SUMMARY

Nonunion of large bone defects poses a common clinical challenge. Autografts and allografts, two current clinical therapies for treating large bone defects, both possess shortcomings and leave a need for a better treatment method. Bone tissue engineers aim to fill this need by creating constructs consisting of some combination of scaffold, cells, and / or growth factors. Defect site delivery of stem cells that can differentiate into bone cells can enhance healing of bone defects. A large portion of people requiring bone grafts, including the sick and elderly populations, may lack a sufficient endogenous stem cell population to contribute to bone growth. Although a variety of stem cell sources and delivery methods have been investigated for bone repair, results have been inconsistent and few comparative studies have been done within the same model. The goals of my research are to: 1) Establish a challenging large bone defect model in immuno-compromised nude rats for evaluation of human stem cell delivery and tracking.

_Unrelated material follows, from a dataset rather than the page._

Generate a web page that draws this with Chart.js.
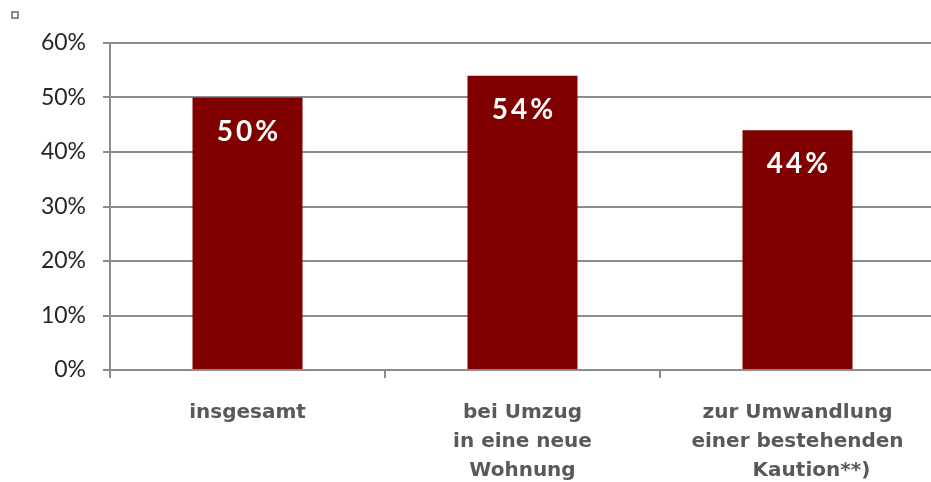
<!DOCTYPE html>
<html>
<head>
<meta charset="utf-8">
<script src="https://cdn.jsdelivr.net/npm/chart.js@4/dist/chart.umd.min.js"></script>
<style>
  html, body { margin: 0; padding: 0; background: #fff; overflow: hidden; }
  #wrap { position: absolute; left: 0; top: 0; width: 936px; height: 482px; }
  #marker { position: absolute; left: 11px; top: 11px; width: 4px; height: 4px; border: 2px solid #8c8c8c; background: #fff; }
</style>
</head>
<body>
<div id="wrap"><canvas id="c"></canvas></div>
<div id="marker"></div>
<script>
const categories = [
  ["insgesamt"],
  ["bei Umzug", "in eine neue", "Wohnung"],
  ["zur Umwandlung", "einer bestehenden", "    Kaution**)"]
];
const values = [50, 54, 44];
const yTicks = [0, 10, 20, 30, 40, 50, 60];

const barLabels = {
  id: 'barLabels',
  afterDatasetsDraw(chart) {
    const ctx = chart.ctx;
    const meta = chart.getDatasetMeta(0);
    ctx.save();
    ctx.fillStyle = '#ffffff';
    ctx.font = 'bold 28px Lato';
    if ('letterSpacing' in ctx) ctx.letterSpacing = '3px';
    ctx.textAlign = 'center';
    ctx.textBaseline = 'middle';
    meta.data.forEach((bar, i) => {
      ctx.fillText(values[i] + '%', bar.x + 1.5, bar.y + 34);
    });
    ctx.restore();
  }
};

new Chart(document.getElementById('c'), {
  type: 'bar',
  data: {
    labels: categories,
    datasets: [{
      data: values,
      backgroundColor: '#800000',
      borderWidth: 0,
      barPercentage: 0.4,
      categoryPercentage: 1.0
    }]
  },
  options: {
    responsive: true,
    maintainAspectRatio: false,
    animation: false,
    layout: { padding: { top: 43, left: 0, right: 1, bottom: 0 } },
    plugins: { legend: { display: false }, tooltip: { enabled: false } },
    scales: {
      y: {
        min: 0, max: 60,
        afterBuildTicks: s => { s.ticks = yTicks.map(v => ({ value: v })); },
        afterFit: s => { s.width = 110; },
        border: { display: true, color: '#8c8c8c', width: 2 },
        grid: { color: '#8c8c8c', lineWidth: 2, tickLength: 7, drawTicks: true },
        ticks: {
          padding: 17,
          color: '#262626',
          font: { family: 'Lato', size: 23 },
          callback: v => v + '%'
        }
      },
      x: {
        afterFit: s => { s.height = 112; },
        border: { display: true, color: '#8c8c8c', width: 2 },
        grid: { offset: true, drawOnChartArea: false, drawTicks: true, tickLength: 8, color: '#8c8c8c', lineWidth: 2 },
        ticks: {
          padding: 20,
          color: '#595959',
          maxRotation: 0,
          autoSkip: false,
          font: { family: 'DejaVu Sans', weight: 'bold', size: 20, lineHeight: 1.45 }
        }
      }
    }
  },
  plugins: [barLabels]
});
</script>
</body>
</html>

Cell survival and distribution after delivery will be tracked by labeling cells with fluorescent quantum dots 2) Quantitatively compare the abilities of human adult (mesenchymal) and fetal (amniotic fluid) stem cells to enhance healing of defects. 3) Evaluate the effects of added stimulatory cues to program stem cells to differentiate towards an osteogenic lineage capable of enhancing bone formation. An adeno-associated viral (AAV) vector will be used to deliver these cues. Specifically, AAV particles capable of encoding the gene for the growth factor bone morphogenetic protein 2 will be freeze dried onto porous polymer scaffolds and delivered to the bone defect site with or without stem cells.